Recorded in April 2001 and released that July, and performed by Welch and her longtime collaborator guitarist/vocalist David Rawlings, Time (The Revelator) is about getting lost. It’s a hazy post-millennial American dream of disappointment and ambition that drifts along, disturbed, even shell-shocked, by what it sees and hears. At the same time, there’s a yearning on this album so vivid it can make you cry for joy.

An assemblage of interconnected paradoxes and harmonies, Time (The Revelator) depicts “a wheel inside a wheel” like the vision reported by Ezekiel that Welch references in the album’s stunning closer, “I Dream a Highway”. Spinning on the outside is the nation, an America that has changed drastically over the past century, and maybe not for the better. Inside of that is an individual who’s neither hiding in the past nor in the fictional or non-fictional people she sees in that world; she’s embodying them, or they are embodying her. Her wheel can’t be detached from the nation’s. When one wheel moves, the other moves with it.

As tempting as it might be to turn away from the country in which all of these letdowns have happened, Welch grounds Time (The Revelator) in America through the style of the music and words that draw upon the country’s official history and its ephemera: forgotten railroad lines and catastrophes, the assassination of the Great Emancipator, the sinking of the Titanic, the death of folk-hero John Henry, the rise and fall of Elvis Presley, and the strands of hundreds of old-time folk, blues, country, and rock ‘n’ roll songs.

Somehow, the album suggests, these are all connected. The singer wants them to be connected, or feels intuitively that they are, and in songs like “Revelator” and “April 15 Part I”, “Ruination Day”, “Elvis Presley Blues”, and “I Dream a Highway”, Welch knits together gossamer strands while Rawlings’ deft vocals and sometime ominous, sometimes ecstatic guitar weave around them. Dreamed up into the concrete reality of performances, the recording still sounds like a wayward dream.

For all that the record calls upon the past, it intertwines those strands into an irreducibly present moment. The profoundness of the disappointment is squarely centered on this millennial occasion, and the act of dreaming is an act right now, a reaction to the ginned-up fear and, yes, optimism leading into the year 2000 (even if the millennium proper started in 2001). Flying cars, space travel, a social utopian Land of Tomorrow that would be brought to fruition by technology: you might remember those images of the future as they were once imagined. How far away they are on this record.

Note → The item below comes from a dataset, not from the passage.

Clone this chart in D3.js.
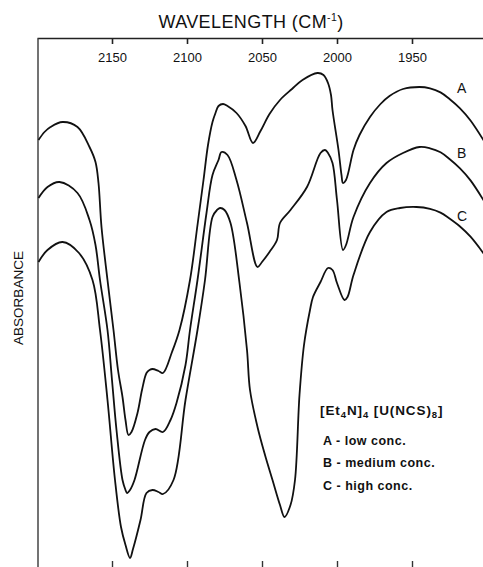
<!DOCTYPE html>
<html><head><meta charset="utf-8">
<script src="https://cdn.jsdelivr.net/npm/d3@7"></script>
<style>
html,body{margin:0;padding:0;background:#fff;}
svg{display:block;}
text{font-family:"Liberation Sans",Arial,Helvetica,sans-serif;fill:#111;}
</style></head>
<body>
<svg id="chart" width="483" height="567"></svg>
<script>
// Wavenumber (cm-1) ticks
const tickValues = [2150, 2100, 2050, 2000, 1950];
// Curves: [wavenumber, signal (arbitrary absorbance units, offset traces)]
const curveA = [[2199,427],[2195,435],[2191,440],[2183,445],[2173,440],[2165,420],[2161,405],[2159,384],[2157,340],[2153,287],[2149,237],[2146,197],[2143,170],[2141,147],[2139,132],[2137,135],[2133,154],[2130,177],[2127,194],[2125,197],[2123,198],[2119,196],[2116,194],[2110,215],[2105,237],[2098,287],[2093,342],[2089,387],[2086,422],[2083,445],[2081,454],[2079,461],[2076,463],[2073,461],[2067,454],[2061,441],[2056,424],[2051,436],[2045,453],[2038,467],[2030,478],[2023,487],[2013,494],[2009,492],[2006,484],[2004,472],[2003,457],[1999,417],[1997,392],[1996,384],[1994,387],[1989,417],[1985,432],[1978,450],[1971,463],[1965,471],[1956,478],[1945,480],[1938,478.7],[1931,474.6],[1925,468],[1918,458.6],[1911,446.5],[1902,426]];
const curveB = [[2199,369],[2193,380],[2185,385],[2173,374],[2165,347],[2161,322],[2158,287],[2153,237],[2150,187],[2147,137],[2143,87],[2141,77],[2140,74],[2138,77],[2135,87],[2128,127],[2125,135],[2121,138],[2116,135],[2111,147],[2107,164],[2101,202],[2098,237],[2093,287],[2087,354],[2083,392],[2079,407],[2077,415],[2073,412],[2067,387],[2060,344],[2053,300],[2050,305],[2045,315],[2040,327],[2038,344],[2031,357],[2020,380],[2011,414],[2008,417],[2006,414],[2003,404],[2000,367],[1996,317],[1994,322],[1989,350],[1978,384],[1967,404],[1956,414],[1945,420],[1938,418.7],[1931,414.7],[1925,408],[1918,398.6],[1911,386.6],[1902,366]];
const curveC = [[2199,305],[2193,317],[2183,325],[2172,314],[2163,287],[2158,237],[2153,167],[2148,87],[2144,40],[2141,22],[2138,9],[2136,18],[2131,47],[2127,74],[2123,77],[2119,75],[2116,73],[2109,87],[2101,167],[2093,237],[2088,287],[2083,350],[2080,357],[2078,359],[2075,357],[2071,344],[2065,284],[2060,217],[2058,177],[2053,140],[2048,112],[2043,87],[2038,62],[2035,50],[2031,62],[2028,87],[2025,172],[2022,222],[2018,257],[2016,270],[2011,285],[2006,299],[2003,297],[2000,284],[1995,267],[1993,270],[1989,292],[1978,335],[1967,355],[1958,359],[1947,360],[1938,358.2],[1931,354.4],[1925,348.5],[1918,340.5],[1911,330.3],[1902,313]];
const seriesNames = ["A", "B", "C"];
const legendTitle = ["[Et", "4", "N]", "4", " [U(NCS)", "8", "]"];
const legendItems = ["A - low conc.", "B - medium conc.", "C - high conc."];

const svg = d3.select("#chart");
const x = d3.scaleLinear().domain([2200, 1900]).range([37, 487]);
const y = d3.scaleLinear().domain([0, 529]).range([567, 38]);

// top axis
const topAxis = svg.append("g").attr("transform","translate(0,38)")
  .call(d3.axisBottom(x).tickValues(tickValues).tickSize(6).tickSizeOuter(0).tickPadding(9).tickFormat(d3.format("d")));
topAxis.select(".domain").attr("stroke","#222").attr("stroke-width",1.6);
topAxis.selectAll(".tick line").attr("stroke","#222").attr("stroke-width",1.6);
topAxis.selectAll(".tick text").attr("font-size",13).attr("font-family","Liberation Sans, Arial, sans-serif").attr("fill","#111");

// bottom ticks
const botAxis = svg.append("g").attr("transform","translate(0,567)")
  .call(d3.axisTop(x).tickValues(tickValues).tickSize(6).tickSizeOuter(0).tickFormat(""));
botAxis.select(".domain").remove();
botAxis.selectAll(".tick line").attr("stroke","#333").attr("stroke-width",1.4);

// left axis
const leftAxis = svg.append("g").attr("transform","translate(37.5,0)")
  .call(d3.axisLeft(y).tickValues([]).tickSizeOuter(0));
leftAxis.select(".domain").attr("stroke","#444").attr("stroke-width",1.5);

// title
const t = svg.append("text").attr("x",251).attr("y",28).attr("text-anchor","middle").attr("font-size",18).attr("letter-spacing",0.4);
t.append("tspan").text("WAVELENGTH (CM");
t.append("tspan").attr("font-size",10.5).attr("dy",-7).text("-1");
t.append("tspan").attr("dy",7).text(")");

svg.append("text").attr("transform","translate(23,298) rotate(-90)").attr("text-anchor","middle")
  .attr("font-size",13.5).text("ABSORBANCE");

const line = d3.line().x(d => x(d[0])).y(d => y(d[1])).curve(d3.curveCatmullRom.alpha(0.5));
[curveA, curveB, curveC].forEach(c => {
  svg.append("path").datum(c.slice().sort((a,b)=>a[0]-b[0])).attr("d", line)
    .attr("fill","none").attr("stroke","#111").attr("stroke-width",1.8).attr("stroke-linejoin","round");
});

// series labels
const labelPos = [[1920,474],[1920,409],[1920,346]];
seriesNames.forEach((n,i) => {
  svg.append("text").attr("x", x(labelPos[i][0])).attr("y", y(labelPos[i][1])).attr("font-size",14).text(n);
});

// legend
const lt = svg.append("text").attr("x",320).attr("y",415).attr("font-size",13.5).attr("font-weight","bold").attr("letter-spacing",0.9);
legendTitle.forEach((s,i) => {
  const sub = i===1 || i===3 || i===5;
  lt.append("tspan").attr("font-size", sub ? 9.5 : 13.5).attr("dy", sub ? 3 : (i>0 ? -3 : 0)).text(s);
});
const itemY = [445, 467, 490];
legendItems.forEach((s,i) => {
  svg.append("text").attr("x",323).attr("y",itemY[i]).attr("font-size",12.5).attr("font-weight","bold")
    .attr("letter-spacing",0.5).text(s);
});
</script>
</body></html>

In 2001 those promises have come up short; no grand vision has been revealed, and so Welch dreams up something different.

The singer looks at herself. And since, musically, to look at herself is to look at her collaborator, they sing together, often in harmonies so close you can’t separate them, one more wheel inside a wheel, “a call within a call”. They sing of ambition, hope, the future. “I’ll go back to Cali,” Welch promises herself on “Revelator”, after swearing to “leav[e] the valley fucking out of sight.” “I want to sing that rock and roll,” she shouts halfway through the album. And on “I Dream a Highway,” when the singer dreams of going “back to you,” it sounds less like a promise to return than a desperate search forward, one filled subdued urgency and, for all the morose anxiety and disappointment, a discreet sense of defiance, even protest.

It’s impossible, this album suggests, to separate the individual from the community, or the present from the past. So when Welch does envision the past and American history, it’s always from her own subjective perspective. (And the one she creates with Rawlings.) If she’d always felt her music was personal and not merely a re-creation of the past, Welch argued her case more fiercely in interviews around the release of Time (The Revelator). “This album reflects Nashville, April, 2001,” Welch told Canadian magazine Exclaim in December of that year. “It’s what was going on in my life at that time. It might not seem that way, but I don’t care. Of course the songs are personal because I wrote them. It’s a funny misconception that people have, and it almost makes me too angry to address it. I never write from the perspective of a character.”